Take the lines from the beginning of the material through the line containing "import * as" and retype them exactly, leaving the pictures out.

■ ■ ■

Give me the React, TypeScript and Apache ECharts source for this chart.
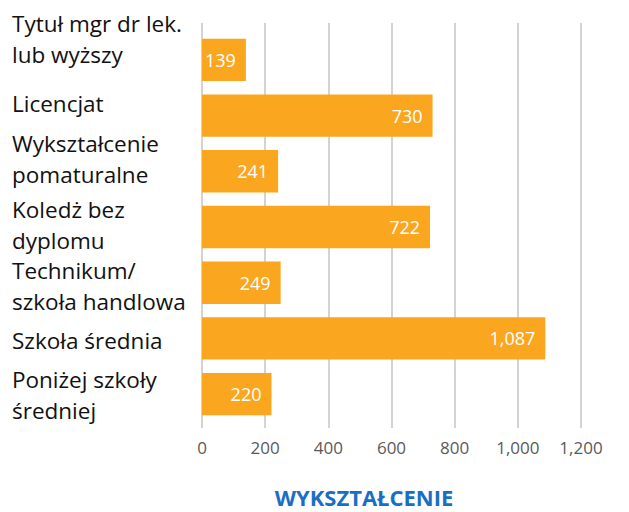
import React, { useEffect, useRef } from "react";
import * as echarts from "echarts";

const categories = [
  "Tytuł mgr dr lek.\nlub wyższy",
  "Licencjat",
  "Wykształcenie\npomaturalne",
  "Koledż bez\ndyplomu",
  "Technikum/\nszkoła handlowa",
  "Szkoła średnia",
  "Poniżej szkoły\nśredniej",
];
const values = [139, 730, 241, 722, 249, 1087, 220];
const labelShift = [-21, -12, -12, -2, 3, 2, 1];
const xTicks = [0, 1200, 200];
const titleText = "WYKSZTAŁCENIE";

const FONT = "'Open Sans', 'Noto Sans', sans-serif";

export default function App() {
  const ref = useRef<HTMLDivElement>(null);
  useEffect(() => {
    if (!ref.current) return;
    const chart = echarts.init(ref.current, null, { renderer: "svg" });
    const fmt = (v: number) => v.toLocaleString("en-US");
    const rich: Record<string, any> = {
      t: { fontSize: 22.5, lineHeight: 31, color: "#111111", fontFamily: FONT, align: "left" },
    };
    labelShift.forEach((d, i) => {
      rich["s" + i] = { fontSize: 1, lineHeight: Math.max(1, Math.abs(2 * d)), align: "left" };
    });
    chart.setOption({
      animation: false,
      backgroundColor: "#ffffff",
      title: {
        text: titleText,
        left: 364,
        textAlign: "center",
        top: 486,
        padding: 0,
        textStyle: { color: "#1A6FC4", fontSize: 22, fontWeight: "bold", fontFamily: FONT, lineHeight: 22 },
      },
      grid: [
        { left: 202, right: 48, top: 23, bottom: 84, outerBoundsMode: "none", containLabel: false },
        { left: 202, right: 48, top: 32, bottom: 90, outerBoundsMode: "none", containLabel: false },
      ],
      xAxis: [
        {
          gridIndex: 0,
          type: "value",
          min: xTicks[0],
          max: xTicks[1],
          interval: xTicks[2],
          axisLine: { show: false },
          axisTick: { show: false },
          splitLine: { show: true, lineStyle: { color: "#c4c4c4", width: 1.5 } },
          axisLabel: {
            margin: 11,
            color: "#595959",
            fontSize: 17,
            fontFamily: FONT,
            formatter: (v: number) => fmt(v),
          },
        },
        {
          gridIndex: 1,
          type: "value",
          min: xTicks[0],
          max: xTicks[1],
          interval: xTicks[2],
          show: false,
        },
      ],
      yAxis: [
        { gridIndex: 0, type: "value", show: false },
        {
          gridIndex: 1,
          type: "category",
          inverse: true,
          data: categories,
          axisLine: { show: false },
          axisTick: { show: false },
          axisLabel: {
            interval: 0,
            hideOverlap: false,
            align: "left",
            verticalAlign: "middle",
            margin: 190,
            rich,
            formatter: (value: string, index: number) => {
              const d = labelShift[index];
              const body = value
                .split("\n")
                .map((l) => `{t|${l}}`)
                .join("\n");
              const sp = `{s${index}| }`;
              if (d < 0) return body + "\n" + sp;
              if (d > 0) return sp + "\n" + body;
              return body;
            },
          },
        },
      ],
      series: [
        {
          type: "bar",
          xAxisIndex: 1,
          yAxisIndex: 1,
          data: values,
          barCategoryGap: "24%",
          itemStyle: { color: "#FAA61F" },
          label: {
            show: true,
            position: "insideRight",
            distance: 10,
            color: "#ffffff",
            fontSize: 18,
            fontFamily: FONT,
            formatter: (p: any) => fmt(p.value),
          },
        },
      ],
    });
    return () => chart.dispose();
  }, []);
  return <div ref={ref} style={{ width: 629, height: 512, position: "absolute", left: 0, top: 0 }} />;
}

■ ■ ■

### ANSWER FOR THIS EXERCISE
Give me the React, TypeScript and Apache ECharts source for this chart.
import React, { useEffect, useRef } from "react";
import * as echarts from "echarts";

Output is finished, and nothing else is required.